:: Data for the task ::

--- --- ---

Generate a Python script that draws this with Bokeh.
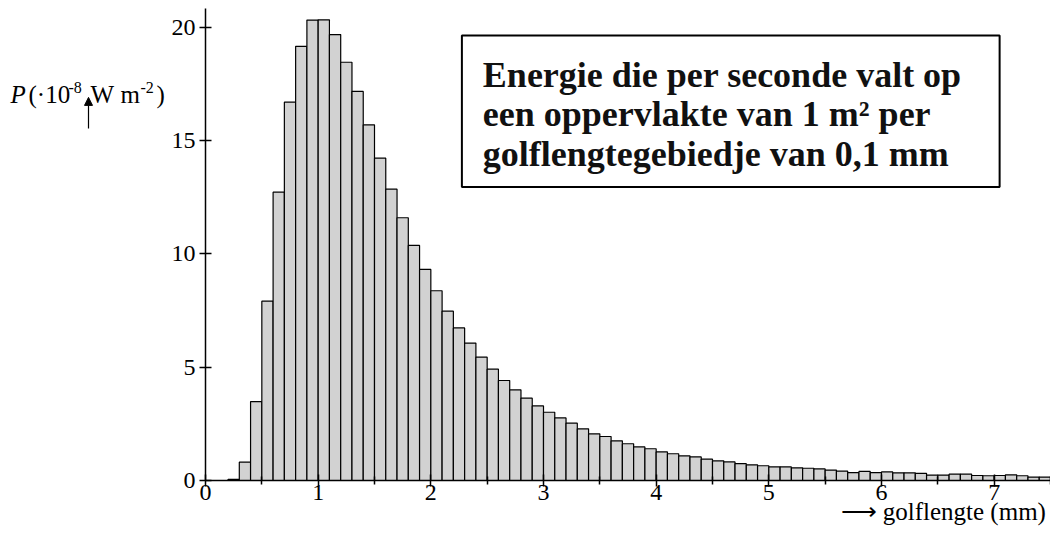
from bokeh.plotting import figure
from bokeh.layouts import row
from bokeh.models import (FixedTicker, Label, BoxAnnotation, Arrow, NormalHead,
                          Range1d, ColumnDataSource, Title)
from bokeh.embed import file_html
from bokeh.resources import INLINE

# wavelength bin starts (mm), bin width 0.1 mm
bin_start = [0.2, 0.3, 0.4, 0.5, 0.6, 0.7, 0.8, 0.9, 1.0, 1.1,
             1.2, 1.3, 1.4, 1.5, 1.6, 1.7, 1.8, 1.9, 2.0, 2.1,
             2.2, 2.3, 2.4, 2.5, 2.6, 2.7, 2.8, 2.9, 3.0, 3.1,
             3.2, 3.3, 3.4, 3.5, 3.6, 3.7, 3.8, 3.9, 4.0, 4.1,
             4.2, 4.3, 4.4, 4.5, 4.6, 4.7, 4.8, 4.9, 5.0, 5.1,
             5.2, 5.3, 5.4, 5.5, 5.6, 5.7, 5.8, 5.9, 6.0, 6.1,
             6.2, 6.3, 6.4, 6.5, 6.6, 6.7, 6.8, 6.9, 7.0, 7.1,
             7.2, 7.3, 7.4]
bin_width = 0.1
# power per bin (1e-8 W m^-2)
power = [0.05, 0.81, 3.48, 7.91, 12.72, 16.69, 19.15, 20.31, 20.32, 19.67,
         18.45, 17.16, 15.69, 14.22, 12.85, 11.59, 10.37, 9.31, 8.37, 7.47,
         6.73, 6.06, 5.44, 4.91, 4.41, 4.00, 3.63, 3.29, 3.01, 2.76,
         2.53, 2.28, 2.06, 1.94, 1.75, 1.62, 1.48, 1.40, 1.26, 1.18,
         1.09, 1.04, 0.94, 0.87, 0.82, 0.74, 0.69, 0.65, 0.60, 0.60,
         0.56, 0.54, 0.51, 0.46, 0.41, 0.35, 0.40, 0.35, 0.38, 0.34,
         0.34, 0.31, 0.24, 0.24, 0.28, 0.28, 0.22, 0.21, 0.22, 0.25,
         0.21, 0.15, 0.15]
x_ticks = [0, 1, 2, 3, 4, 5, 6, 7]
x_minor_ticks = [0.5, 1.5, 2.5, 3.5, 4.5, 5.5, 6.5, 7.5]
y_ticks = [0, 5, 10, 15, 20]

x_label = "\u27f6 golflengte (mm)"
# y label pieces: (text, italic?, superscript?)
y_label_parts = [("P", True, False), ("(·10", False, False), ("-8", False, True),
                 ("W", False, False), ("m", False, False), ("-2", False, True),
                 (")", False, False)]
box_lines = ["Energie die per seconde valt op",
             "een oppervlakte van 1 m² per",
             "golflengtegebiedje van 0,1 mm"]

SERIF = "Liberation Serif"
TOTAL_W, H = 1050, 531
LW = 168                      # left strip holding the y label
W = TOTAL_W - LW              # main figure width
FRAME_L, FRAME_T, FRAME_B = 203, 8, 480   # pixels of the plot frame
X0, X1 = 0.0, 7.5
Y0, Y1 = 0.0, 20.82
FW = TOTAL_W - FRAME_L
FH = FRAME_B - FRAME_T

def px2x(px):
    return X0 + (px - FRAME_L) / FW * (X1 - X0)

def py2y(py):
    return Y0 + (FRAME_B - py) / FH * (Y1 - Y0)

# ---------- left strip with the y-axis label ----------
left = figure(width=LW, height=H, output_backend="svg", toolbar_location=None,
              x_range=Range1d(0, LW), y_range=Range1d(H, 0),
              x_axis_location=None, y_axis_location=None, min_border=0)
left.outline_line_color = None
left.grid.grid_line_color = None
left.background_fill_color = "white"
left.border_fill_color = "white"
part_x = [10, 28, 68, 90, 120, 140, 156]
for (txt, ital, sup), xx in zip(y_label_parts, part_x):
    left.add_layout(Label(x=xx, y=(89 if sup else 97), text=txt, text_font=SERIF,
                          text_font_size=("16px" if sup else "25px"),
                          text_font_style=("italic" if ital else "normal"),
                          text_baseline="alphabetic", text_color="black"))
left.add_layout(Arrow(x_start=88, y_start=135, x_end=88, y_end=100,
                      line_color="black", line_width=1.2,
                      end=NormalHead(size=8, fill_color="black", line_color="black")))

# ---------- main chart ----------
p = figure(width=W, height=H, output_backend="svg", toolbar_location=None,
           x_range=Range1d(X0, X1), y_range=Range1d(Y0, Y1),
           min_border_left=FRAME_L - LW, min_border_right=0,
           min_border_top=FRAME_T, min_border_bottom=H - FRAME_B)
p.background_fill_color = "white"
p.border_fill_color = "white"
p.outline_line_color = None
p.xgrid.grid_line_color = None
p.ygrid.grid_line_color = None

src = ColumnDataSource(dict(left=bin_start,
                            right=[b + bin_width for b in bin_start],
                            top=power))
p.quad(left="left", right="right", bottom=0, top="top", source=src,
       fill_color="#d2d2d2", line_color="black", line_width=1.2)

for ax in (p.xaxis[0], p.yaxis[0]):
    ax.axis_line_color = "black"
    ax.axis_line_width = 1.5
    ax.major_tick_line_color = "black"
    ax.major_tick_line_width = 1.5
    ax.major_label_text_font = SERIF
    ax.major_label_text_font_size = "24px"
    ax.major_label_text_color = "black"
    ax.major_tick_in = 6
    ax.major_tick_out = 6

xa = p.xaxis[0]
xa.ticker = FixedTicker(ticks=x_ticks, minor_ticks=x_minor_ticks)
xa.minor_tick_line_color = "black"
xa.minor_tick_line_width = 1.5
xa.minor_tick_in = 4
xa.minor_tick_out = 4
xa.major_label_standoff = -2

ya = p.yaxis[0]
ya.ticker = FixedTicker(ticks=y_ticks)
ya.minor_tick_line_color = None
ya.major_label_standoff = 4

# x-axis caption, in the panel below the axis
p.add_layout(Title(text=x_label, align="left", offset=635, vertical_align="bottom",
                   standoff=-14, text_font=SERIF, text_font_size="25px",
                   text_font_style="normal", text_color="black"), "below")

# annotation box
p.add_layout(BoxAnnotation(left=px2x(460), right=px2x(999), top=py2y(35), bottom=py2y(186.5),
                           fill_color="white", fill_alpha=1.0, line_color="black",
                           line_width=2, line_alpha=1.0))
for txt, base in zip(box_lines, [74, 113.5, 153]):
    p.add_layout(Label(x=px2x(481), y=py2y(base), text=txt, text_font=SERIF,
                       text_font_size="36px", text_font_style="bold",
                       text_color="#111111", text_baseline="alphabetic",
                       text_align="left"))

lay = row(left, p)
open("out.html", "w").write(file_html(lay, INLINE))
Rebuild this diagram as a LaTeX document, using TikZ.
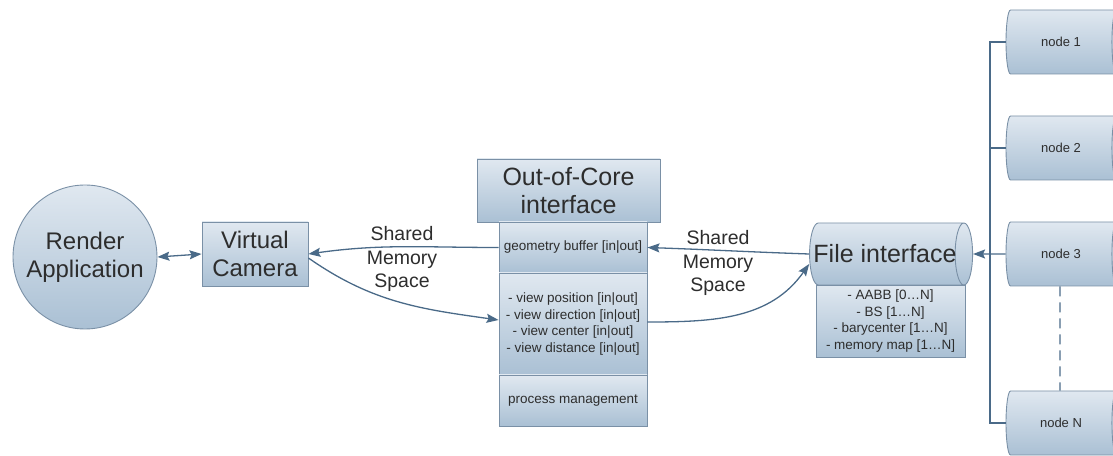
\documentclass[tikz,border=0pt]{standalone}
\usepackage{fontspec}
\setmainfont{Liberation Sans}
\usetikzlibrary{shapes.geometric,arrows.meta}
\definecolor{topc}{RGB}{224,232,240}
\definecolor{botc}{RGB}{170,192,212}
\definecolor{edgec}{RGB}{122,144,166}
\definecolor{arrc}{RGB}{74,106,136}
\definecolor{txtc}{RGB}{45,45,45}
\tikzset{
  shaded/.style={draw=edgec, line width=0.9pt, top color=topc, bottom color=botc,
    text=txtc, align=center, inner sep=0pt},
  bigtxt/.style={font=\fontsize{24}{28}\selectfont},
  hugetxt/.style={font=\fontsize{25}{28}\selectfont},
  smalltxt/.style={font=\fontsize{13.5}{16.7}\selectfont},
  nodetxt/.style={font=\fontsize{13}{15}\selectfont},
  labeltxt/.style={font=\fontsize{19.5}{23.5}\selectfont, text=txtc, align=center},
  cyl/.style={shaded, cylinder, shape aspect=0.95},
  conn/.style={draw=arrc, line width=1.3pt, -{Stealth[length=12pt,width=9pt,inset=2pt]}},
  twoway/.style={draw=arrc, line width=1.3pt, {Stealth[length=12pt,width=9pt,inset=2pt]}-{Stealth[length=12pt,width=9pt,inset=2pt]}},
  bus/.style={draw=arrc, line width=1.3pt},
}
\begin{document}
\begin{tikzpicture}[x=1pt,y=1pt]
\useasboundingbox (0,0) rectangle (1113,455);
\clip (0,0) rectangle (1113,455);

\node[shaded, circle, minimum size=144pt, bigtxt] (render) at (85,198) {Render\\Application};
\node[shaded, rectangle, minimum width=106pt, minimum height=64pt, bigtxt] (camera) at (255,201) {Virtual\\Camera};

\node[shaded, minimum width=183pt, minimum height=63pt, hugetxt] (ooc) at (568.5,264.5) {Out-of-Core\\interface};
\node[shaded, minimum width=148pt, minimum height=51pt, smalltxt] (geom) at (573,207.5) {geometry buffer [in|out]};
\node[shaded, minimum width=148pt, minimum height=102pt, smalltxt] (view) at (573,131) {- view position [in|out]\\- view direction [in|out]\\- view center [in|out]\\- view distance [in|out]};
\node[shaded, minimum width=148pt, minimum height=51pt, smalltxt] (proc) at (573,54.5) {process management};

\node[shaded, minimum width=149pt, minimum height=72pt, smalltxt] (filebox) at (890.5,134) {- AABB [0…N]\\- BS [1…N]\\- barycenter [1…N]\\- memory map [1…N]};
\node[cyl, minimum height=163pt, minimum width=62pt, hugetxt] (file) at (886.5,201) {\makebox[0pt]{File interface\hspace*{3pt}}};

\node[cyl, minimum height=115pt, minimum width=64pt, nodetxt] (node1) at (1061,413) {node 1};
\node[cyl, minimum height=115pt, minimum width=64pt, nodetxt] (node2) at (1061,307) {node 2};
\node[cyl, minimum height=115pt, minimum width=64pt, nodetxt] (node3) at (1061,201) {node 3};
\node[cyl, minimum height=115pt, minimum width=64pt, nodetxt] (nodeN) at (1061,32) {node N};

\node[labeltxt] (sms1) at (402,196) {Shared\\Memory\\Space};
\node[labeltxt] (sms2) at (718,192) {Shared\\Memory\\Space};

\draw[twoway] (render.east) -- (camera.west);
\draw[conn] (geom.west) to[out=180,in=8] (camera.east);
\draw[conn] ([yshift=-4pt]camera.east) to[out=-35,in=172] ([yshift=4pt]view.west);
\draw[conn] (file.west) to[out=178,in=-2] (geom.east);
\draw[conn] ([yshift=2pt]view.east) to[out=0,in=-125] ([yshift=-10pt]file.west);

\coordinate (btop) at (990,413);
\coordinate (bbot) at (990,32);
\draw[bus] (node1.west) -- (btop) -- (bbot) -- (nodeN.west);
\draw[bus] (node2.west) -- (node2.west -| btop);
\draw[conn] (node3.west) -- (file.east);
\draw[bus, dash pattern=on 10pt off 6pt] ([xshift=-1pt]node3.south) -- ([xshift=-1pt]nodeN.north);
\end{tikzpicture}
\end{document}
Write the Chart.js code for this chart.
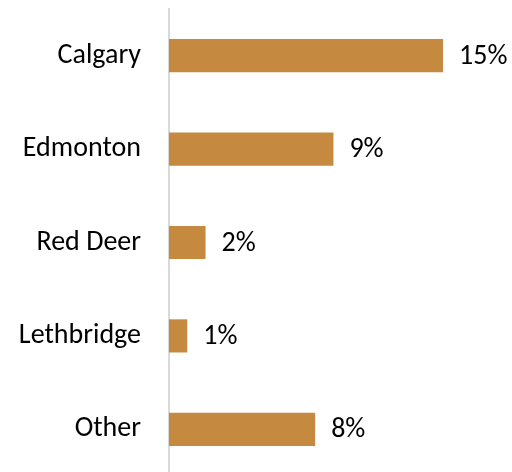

--- --- ---

:: What needs to be done ::
Search the entries for "with" and copy out each line that has it.

:: Output ::
Generate a Python script that draws this with Bokeh.
# ---------- left strip with the y-axis label ----------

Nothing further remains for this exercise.